During the Eemian interglacial period 120,000 years ago, which was only about 1 degree warmer than the 2016 average, sea levels with all the glaciers melted were 6 to 9 meters (two stories) higher than today and they remained that high for thousands of years.

The UN’s assessment is for a maximum rise of one meter by 2100 but their recent report also called climate change now "irreversible without drastic changes," but Hansen and other experts point out that they didn’t factor in melting of all the ice sheets and changing vegetation.

Now improved measurements show CO2 sensitivity is much worse than thought.

The older technique for determining ancient CO2 levels looked at fossil leaves.

Tiny openings (stomata) let carbon dioxide pass for photosynthesis. The size and number of these holes vary with the concentration of CO2. Smaller holes equals more CO2. But this also varies with species and many no longer exist for comparison tests so a better way was outlined in a 2014 paper in Geophysical Research Letters using a combination of the hole size and depth along with carbon isotope tests. The upshot is that CO2 levels during some warm geologic periods were in the 300 ppm range, lower than earlier thought/ That means temperature is more sensitive to CO2 levels than earlier thought.

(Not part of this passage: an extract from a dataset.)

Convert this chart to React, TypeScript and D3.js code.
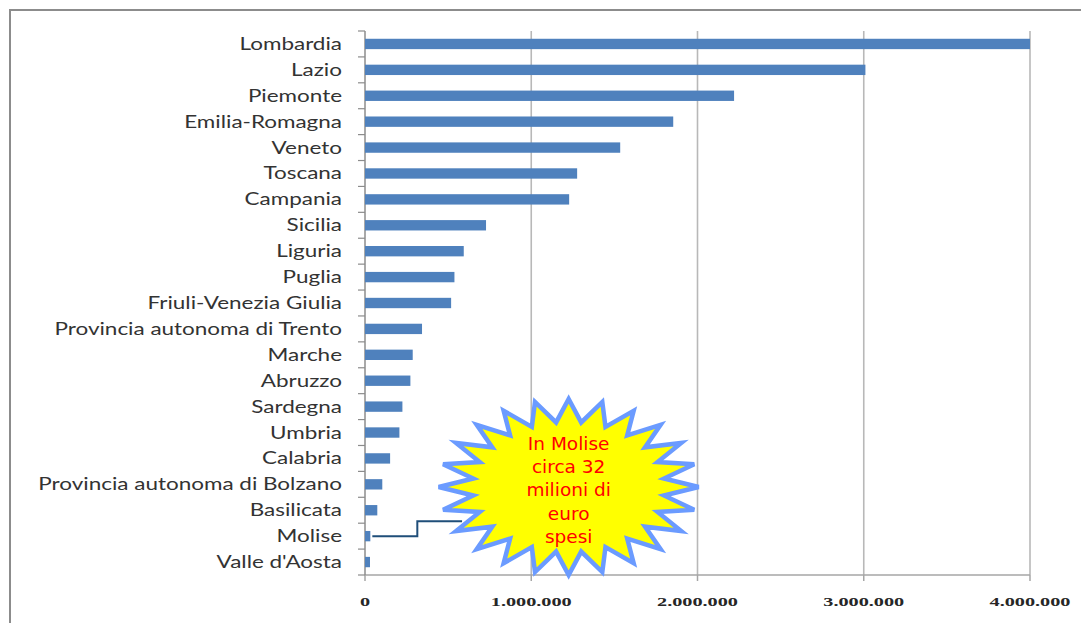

Mid 1800s CO2 levels were 280 ppm - today they are above 400 ppm.

The latest models used by the Intergovernmental Panel on Climate Change, say current levels should cause a near term 3°C rise and eventually up to 4°C rise as ice sheets melt and plant growth changes over longer time periods such as the next 50-100 years.

Recent discoveries and analysis which had been suppressed show climate change is upon us in a very big and dangerous way.